La mise en page contribue également à rendre la lecture agréable. Pas de choses farfelues, mais une utilisation judicieuse du gras, de titres pour diviser les histoires en chapitre, de paragraphes disséminés dans la page… L’espace est utilisé sans être surchargé.
La couverture n’est qu’une annonce des superbes illustrations de Rébecca Dautremer. En couleur ou en noir et blanc, en pleines pages, elles expriment tour à tour joie et souffrance avec beaucoup de douceur. Parfois torturées, parfois grandioses (comme celle de Mie enceinte flottant dans la rivière sous la Lune) ou encore parfois un peu abstraites, elles engendrent chez moi une véritable fascination.

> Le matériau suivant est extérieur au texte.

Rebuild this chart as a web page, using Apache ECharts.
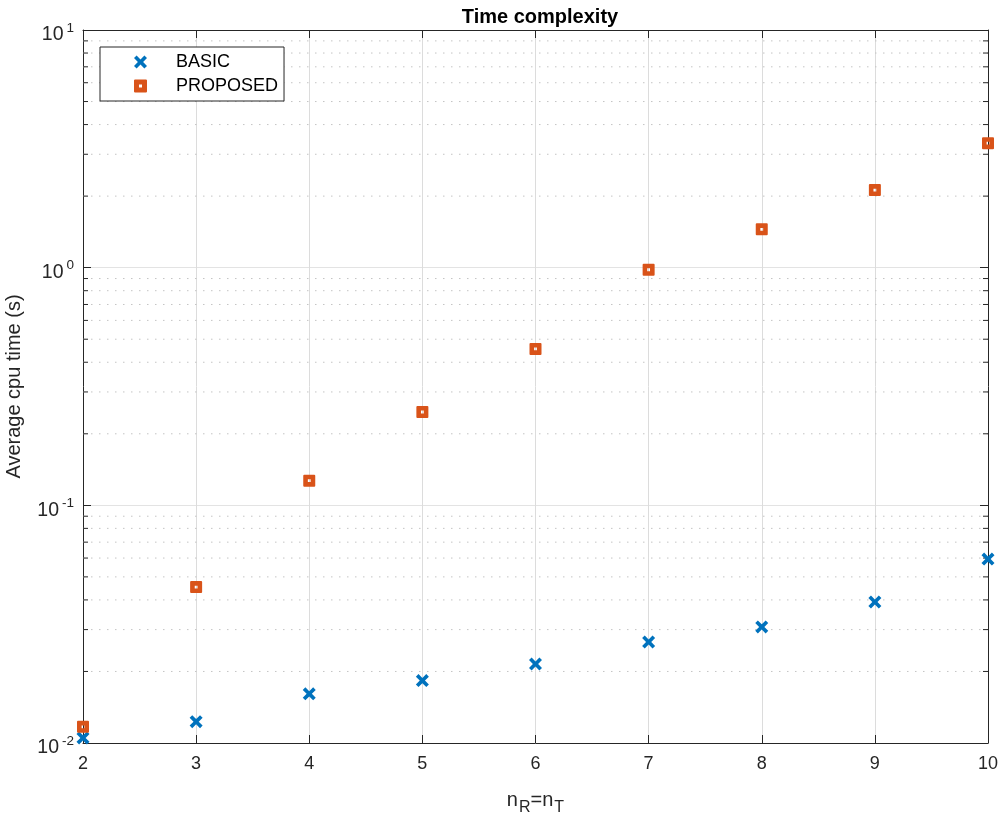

A l’image des textes, il y a une véritable richesse dans les techniques utilisées par l’artiste : crayonnés, encres, peintures, imitations de photographies (les supplices et la crucifixion sont notamment présentées par une série de « photos » sépia), affiche… Ces histoires ont traversés les contrées et les époques et cela se voit dans les illustrations. Si Adam et Eve évoquent, avec logique, un peuple ancien, proche de la nature, et si Jean-Baptiste est vêtu d’un simple pagne, il y a souvent beaucoup de modernité dans les visages, les vêtements, les objets… L’Orient, berceau de la Bible, est présent notamment à travers les tissus colorés de Marie, de l’oiseleur ou de Judith.

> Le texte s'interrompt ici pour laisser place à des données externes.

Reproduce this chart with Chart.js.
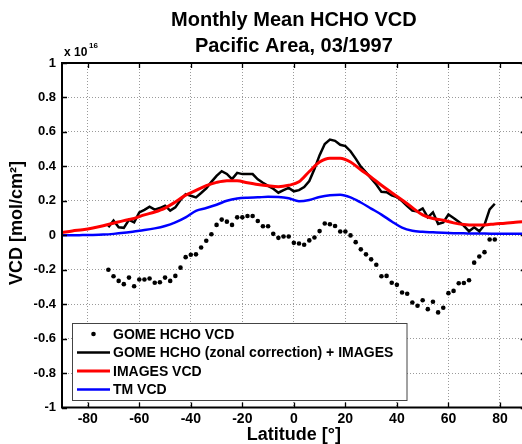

J’ai eu un coup de cœur pour les représentations d’Adam et Eve : il y a beaucoup de majesté dans les premières planches et leur « déchéance » ne s’en ressent que plus intensément. Mes autres favorites : les plaies d’Égypte avec cet échassier ensanglanté par le Nil devenu fleuve de sang et ces grenouilles par milliers, les dérangeants personnages illustrant les songes de Joseph, le berceau de Moïse, iceberg de brindilles entrelacées, ou encore Jésus et sa couronne d’épines, une planche noire, sombre, douloureuse qui exsude la souffrance avec ces ronces comme des barbelés qui lui enserrent le crâne et lui bandent les yeux.
Pour finir, Une bible, c’est un objet magnifique (et cet adjectif englobe les écrits comme les illustrations) qui se dévore et qui peut être lu en continu ou repris pour un épisode seulement. Ce sont des contes poétiques que l’on peut détacher des croyances de chacun. Une autre vision des histoires peut-être les plus célèbres de la civilisation occidentale.

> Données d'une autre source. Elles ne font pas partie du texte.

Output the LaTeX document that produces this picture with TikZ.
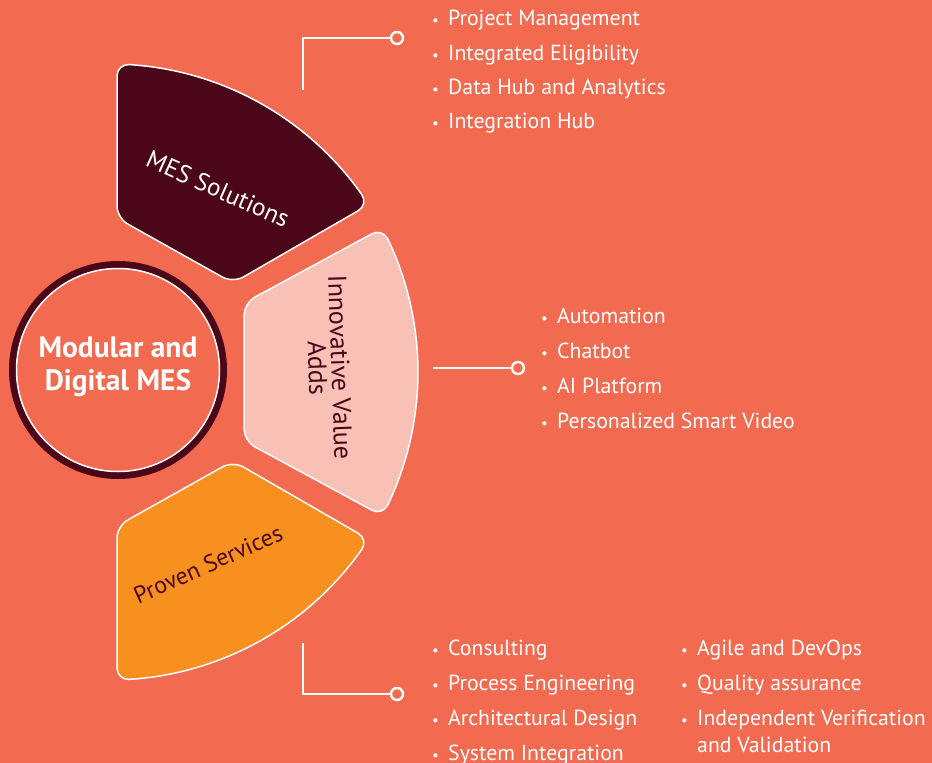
\documentclass[tikz,border=0pt]{standalone}
\usepackage{fontspec}
\setmainfont{PT Sans}
\usetikzlibrary{calc}
\definecolor{bg}{HTML}{F26B51}
\definecolor{maroon}{HTML}{4B0619}
\definecolor{pinkfill}{HTML}{F9C1B6}
\definecolor{orangefill}{HTML}{F7901F}
\newcommand\blt{{\fontsize{15}{15}\selectfont •}}
\begin{document}
\begin{tikzpicture}[x=1pt,y=-1pt,
  sector/.style={draw=white, line width=1.5pt, line join=round},
  item/.style={anchor=base west, inner sep=0pt, text=white, font=\fontsize{21.8}{27}\selectfont, align=left},
  dot/.style={circle, draw=white, line width=2.4pt, fill=bg, minimum size=12pt, inner sep=0pt},
  conn/.style={draw=white, line width=2.2pt},
  sectorlabel/.style={inner sep=0pt, align=center}]
\fill[bg] (0,0) rectangle (932,763);
\useasboundingbox (0,0) rectangle (932,763);

% MES Solutions sector
\coordinate (m1) at (117,64);
\coordinate (m2) at (368.6,204.7);
\coordinate (m3) at (233,283);
\coordinate (m4) at (117,218);
\draw[sector, fill=maroon]
 (128.96,64.58) arc[start angle=-86.47, end angle=-35.13, radius=308]
 .. controls ($(361.9,194.8)!0.55!(m2)$) and ($(m2)!5.4pt!(m3)$) .. ($(m2)!12pt!(m3)$)
 -- ($(m3)!12pt!(m2)$) .. controls ($(m3)!5.4pt!(m2)$) and ($(m3)!5.4pt!(m4)$) .. ($(m3)!12pt!(m4)$)
 -- ($(m4)!12pt!(m3)$) .. controls ($(m4)!5.4pt!(m3)$) and ($(m4)!5.4pt!(m1)$) .. ($(m4)!12pt!(m1)$)
 -- ($(m1)!12pt!(m4)$) .. controls ($(m1)!5.4pt!(m4)$) and ($(128.96,64.58)!0.55!(m1)$) .. (128.96,64.58)
 -- cycle;

% Innovative Value Adds sector
\coordinate (n1) at (244,303);
\coordinate (n2) at (382.4,228.1);
\coordinate (n3) at (382.4,515.9);
\coordinate (n4) at (244,441);
\draw[sector, fill=pinkfill]
 ($(n1)!12pt!(n4)$) .. controls ($(n1)!5.4pt!(n4)$) and ($(n1)!5.4pt!(n2)$) .. ($(n1)!12pt!(n2)$)
 -- ($(n2)!12pt!(n1)$) .. controls ($(n2)!5.4pt!(n1)$) and ($(387.7,238.8)!0.55!(n2)$) .. (387.7,238.8)
 arc[start angle=-25.62, end angle=25.62, radius=308]
 .. controls ($(387.7,505.2)!0.55!(n3)$) and ($(n3)!5.4pt!(n4)$) .. ($(n3)!12pt!(n4)$)
 -- ($(n4)!12pt!(n3)$) .. controls ($(n4)!5.4pt!(n3)$) and ($(n4)!5.4pt!(n1)$) .. ($(n4)!12pt!(n1)$)
 -- cycle;

% Proven Services sector
\coordinate (p1) at (117,680);
\coordinate (p2) at (368.6,539.3);
\coordinate (p3) at (233,461);
\coordinate (p4) at (117,526);
\draw[sector, fill=orangefill]
 ($(p4)!12pt!(p1)$) .. controls ($(p4)!5.4pt!(p1)$) and ($(p4)!5.4pt!(p3)$) .. ($(p4)!12pt!(p3)$)
 -- ($(p3)!12pt!(p4)$) .. controls ($(p3)!5.4pt!(p4)$) and ($(p3)!5.4pt!(p2)$) .. ($(p3)!12pt!(p2)$)
 -- ($(p2)!12pt!(p3)$) .. controls ($(p2)!5.4pt!(p3)$) and ($(361.9,549.2)!0.55!(p2)$) .. (361.9,549.2)
 arc[start angle=35.13, end angle=86.47, radius=308]
 .. controls ($(128.96,679.42)!0.55!(p1)$) and ($(p1)!5.4pt!(p4)$) .. ($(p1)!12pt!(p4)$)
 -- cycle;

% hub
\draw[maroon, line width=7pt] (118,370) circle[radius=105.5];
\node[circle, draw=white, line width=1.5pt, minimum size=203pt, inner sep=0pt] (hub) at (118,370) {};
\node[text=white, font=\fontsize{29.5}{33}\selectfont\bfseries, align=center, inner sep=0pt] (hubtext) at (118,366.5) {Modular and\\Digital MES};

% sector labels
\node[sectorlabel, text=maroon, rotate=-88, font=\fontsize{26}{23}\selectfont] (l2) at (329,368) {Innovative Value\\Adds};
\node[sectorlabel, text=white, rotate=-24, font=\fontsize{25}{28}\selectfont] (l1) at (218,189) {MES Solutions};
\node[sectorlabel, text=maroon, rotate=24, font=\fontsize{24}{28}\selectfont] (l3) at (208,564) {Proven Services};

% connectors
\coordinate (ct) at (303,90);
\node[dot] (dt) at (397,38) {};
\draw[conn] (ct) |- (dt);
\coordinate (cm) at (433,368);
\node[dot] (dm) at (518,368) {};
\draw[conn] (cm) -- (dm);
\coordinate (cb) at (303,643);
\node[dot] (db) at (397,694) {};
\draw[conn] (cb) |- (db);

% top list
\node[item] (a1) at (432,25) {\makebox[16pt][l]{\blt}Project Management};
\node[item] (a2) at (432,60) {\makebox[16pt][l]{\blt}Integrated Eligibility};
\node[item] (a3) at (432,94) {\makebox[16pt][l]{\blt}Data Hub and Analytics};
\node[item] (a4) at (432,128) {\makebox[16pt][l]{\blt}Integration Hub};

% middle list
\node[item] (b1) at (541,323) {\makebox[16pt][l]{\blt}Automation};
\node[item] (b2) at (541,358) {\makebox[16pt][l]{\blt}Chatbot};
\node[item] (b3) at (541,393) {\makebox[16pt][l]{\blt}AI Platform};
\node[item] (b4) at (541,428) {\makebox[16pt][l]{\blt}Personalized Smart Video};

% bottom lists
\node[item] (c1) at (432,655) {\makebox[16pt][l]{\blt}Consulting};
\node[item] (c2) at (432,690) {\makebox[16pt][l]{\blt}Process Engineering};
\node[item] (c3) at (432,725) {\makebox[16pt][l]{\blt}Architectural Design};
\node[item] (c4) at (432,760) {\makebox[16pt][l]{\blt}System Integration};
\node[item] (e1) at (681,655) {\makebox[16pt][l]{\blt}Agile and DevOps};
\node[item] (e2) at (681,690) {\makebox[16pt][l]{\blt}Quality assurance};
\node[item] (e3) at (681,752) {\makebox[16pt][l]{\blt}Independent Verification\\\hspace*{16pt}and Validation};
\end{tikzpicture}
\end{document}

En bande sonore de ma lecture, Jesus-Christ Superstar. Une des meilleures comédies musicales existantes. Créée par Andrew Lloyd Webber et Tim Rice (qui a également écrit les chansons du Roi Lion, LE dessin animé. Comme quoi, il y a une cohérence dans mes goûts…), ses chansons rock et entêtantes ne m’ont pas lâchée alors que les derniers épisodes de la vie de Jésus se déroulaient sous mes yeux…
Préface de Philippe Lechermeier :
« Parce que raconter la Bible, c’est raconter notre histoire, une histoire faite de milliers de mythes, de contes et de légendes. Comment comprendre le monde sans tous ces récits ? Comment l’appréhender sans savoir qui sont Abraham, Goliath, la reine de Saba et Marie-Madeleine ? Comment décrypter l’art, l’architecture, la littérature sans connaître les fondations fabuleuses de notre société ? La Bible n’appartient pas qu’à la religion. La Bible est un bien commun. Qu’on soit croyant ou non croyant et qu’on le veuille ou non, ses mythes ont façonné nos sociétés, ils s’immiscent dans notre vie quotidienne, ils circulent dans notre inconscient. En écrivant ce texte, j’ai voulu que chacun puisse reprendre ce qui lui appartient. Une Bible n’est pas La Bible. Une Bible est faite d’histoires qui se répètent et se réinventent. Des histoires que l’on raconte. Qui nous racontent. »
Une bible, Philippe Lechermeier (textes) et Rébecca Dautremer (illustrations). Gautier-Languereau, 2014. 381 pages.